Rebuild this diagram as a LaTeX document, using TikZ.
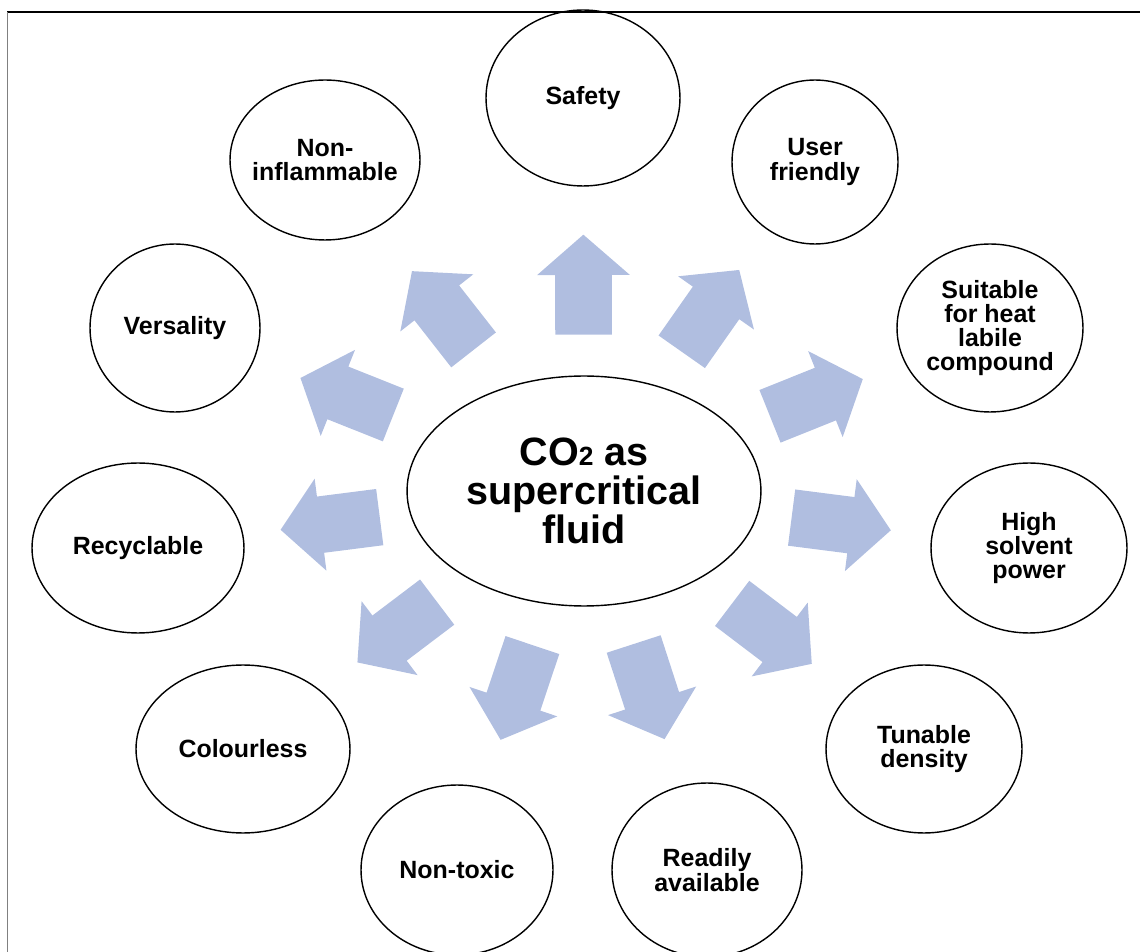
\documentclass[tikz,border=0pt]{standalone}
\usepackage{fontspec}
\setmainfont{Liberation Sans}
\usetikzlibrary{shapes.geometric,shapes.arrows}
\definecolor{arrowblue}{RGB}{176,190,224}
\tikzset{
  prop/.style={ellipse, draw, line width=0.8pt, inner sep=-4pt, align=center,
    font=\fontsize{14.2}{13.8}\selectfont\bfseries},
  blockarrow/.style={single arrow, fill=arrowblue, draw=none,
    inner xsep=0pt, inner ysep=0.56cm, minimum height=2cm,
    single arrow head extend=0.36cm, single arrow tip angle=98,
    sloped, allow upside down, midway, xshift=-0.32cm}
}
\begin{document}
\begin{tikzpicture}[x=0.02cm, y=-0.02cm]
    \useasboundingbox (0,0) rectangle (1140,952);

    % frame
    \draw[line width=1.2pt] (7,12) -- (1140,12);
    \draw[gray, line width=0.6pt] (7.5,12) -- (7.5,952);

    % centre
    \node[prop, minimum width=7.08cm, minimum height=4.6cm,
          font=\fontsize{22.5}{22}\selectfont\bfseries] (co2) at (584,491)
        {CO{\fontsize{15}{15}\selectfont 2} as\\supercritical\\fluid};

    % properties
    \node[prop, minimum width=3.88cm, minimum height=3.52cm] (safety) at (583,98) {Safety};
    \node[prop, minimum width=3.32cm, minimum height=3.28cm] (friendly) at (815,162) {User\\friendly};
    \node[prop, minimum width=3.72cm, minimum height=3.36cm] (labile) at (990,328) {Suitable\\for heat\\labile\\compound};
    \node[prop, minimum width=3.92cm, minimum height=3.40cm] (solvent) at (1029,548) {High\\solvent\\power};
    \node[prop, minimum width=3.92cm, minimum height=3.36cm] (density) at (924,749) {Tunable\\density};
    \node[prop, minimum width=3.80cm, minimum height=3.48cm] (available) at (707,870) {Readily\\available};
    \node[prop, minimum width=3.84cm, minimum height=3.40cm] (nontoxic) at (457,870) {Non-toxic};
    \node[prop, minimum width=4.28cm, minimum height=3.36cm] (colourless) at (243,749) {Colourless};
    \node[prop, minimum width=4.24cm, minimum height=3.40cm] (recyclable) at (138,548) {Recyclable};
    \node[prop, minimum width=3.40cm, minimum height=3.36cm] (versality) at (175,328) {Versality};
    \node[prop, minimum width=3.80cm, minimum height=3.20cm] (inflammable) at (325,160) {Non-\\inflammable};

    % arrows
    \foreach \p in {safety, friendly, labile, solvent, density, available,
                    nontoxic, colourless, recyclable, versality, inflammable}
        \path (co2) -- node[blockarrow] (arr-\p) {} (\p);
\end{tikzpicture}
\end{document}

::::

- [Given request]:
Output the data above without changes, apart from leaving out the pictures.

- [Exercise output]:
Rebuild this diagram as a LaTeX document, using TikZ.
\documentclass[tikz,border=0pt]{standalone}
\usepackage{fontspec}
\setmainfont{Liberation Sans}
\usetikzlibrary{shapes.geometric,shapes.arrows}
\definecolor{arrowblue}{RGB}{176,190,224}
\tikzset{
  prop/.style={ellipse, draw, line width=0.8pt, inner sep=-4pt, align=center,
    font=\fontsize{14.2}{13.8}\selectfont\bfseries},
  blockarrow/.style={single arrow, fill=arrowblue, draw=none,
    inner xsep=0pt, inner ysep=0.56cm, minimum height=2cm,
    single arrow head extend=0.36cm, single arrow tip angle=98,
    sloped, allow upside down, midway, xshift=-0.32cm}
}
\begin{document}
\begin{tikzpicture}[x=0.02cm, y=-0.02cm]
    \useasboundingbox (0,0) rectangle (1140,952);

    % frame
    \draw[line width=1.2pt] (7,12) -- (1140,12);
    \draw[gray, line width=0.6pt] (7.5,12) -- (7.5,952);

    % centre
    \node[prop, minimum width=7.08cm, minimum height=4.6cm,
          font=\fontsize{22.5}{22}\selectfont\bfseries] (co2) at (584,491)
        {CO{\fontsize{15}{15}\selectfont 2} as\\supercritical\\fluid};

    % properties
    \node[prop, minimum width=3.88cm, minimum height=3.52cm] (safety) at (583,98) {Safety};
    \node[prop, minimum width=3.32cm, minimum height=3.28cm] (friendly) at (815,162) {User\\friendly};
    \node[prop, minimum width=3.72cm, minimum height=3.36cm] (labile) at (990,328) {Suitable\\for heat\\labile\\compound};
    \node[prop, minimum width=3.92cm, minimum height=3.40cm] (solvent) at (1029,548) {High\\solvent\\power};
    \node[prop, minimum width=3.92cm, minimum height=3.36cm] (density) at (924,749) {Tunable\\density};
    \node[prop, minimum width=3.80cm, minimum height=3.48cm] (available) at (707,870) {Readily\\available};
    \node[prop, minimum width=3.84cm, minimum height=3.40cm] (nontoxic) at (457,870) {Non-toxic};
    \node[prop, minimum width=4.28cm, minimum height=3.36cm] (colourless) at (243,749) {Colourless};
    \node[prop, minimum width=4.24cm, minimum height=3.40cm] (recyclable) at (138,548) {Recyclable};
    \node[prop, minimum width=3.40cm, minimum height=3.36cm] (versality) at (175,328) {Versality};
    \node[prop, minimum width=3.80cm, minimum height=3.20cm] (inflammable) at (325,160) {Non-\\inflammable};

    % arrows
    \foreach \p in {safety, friendly, labile, solvent, density, available,
                    nontoxic, colourless, recyclable, versality, inflammable}
        \path (co2) -- node[blockarrow] (arr-\p) {} (\p);
\end{tikzpicture}
\end{document}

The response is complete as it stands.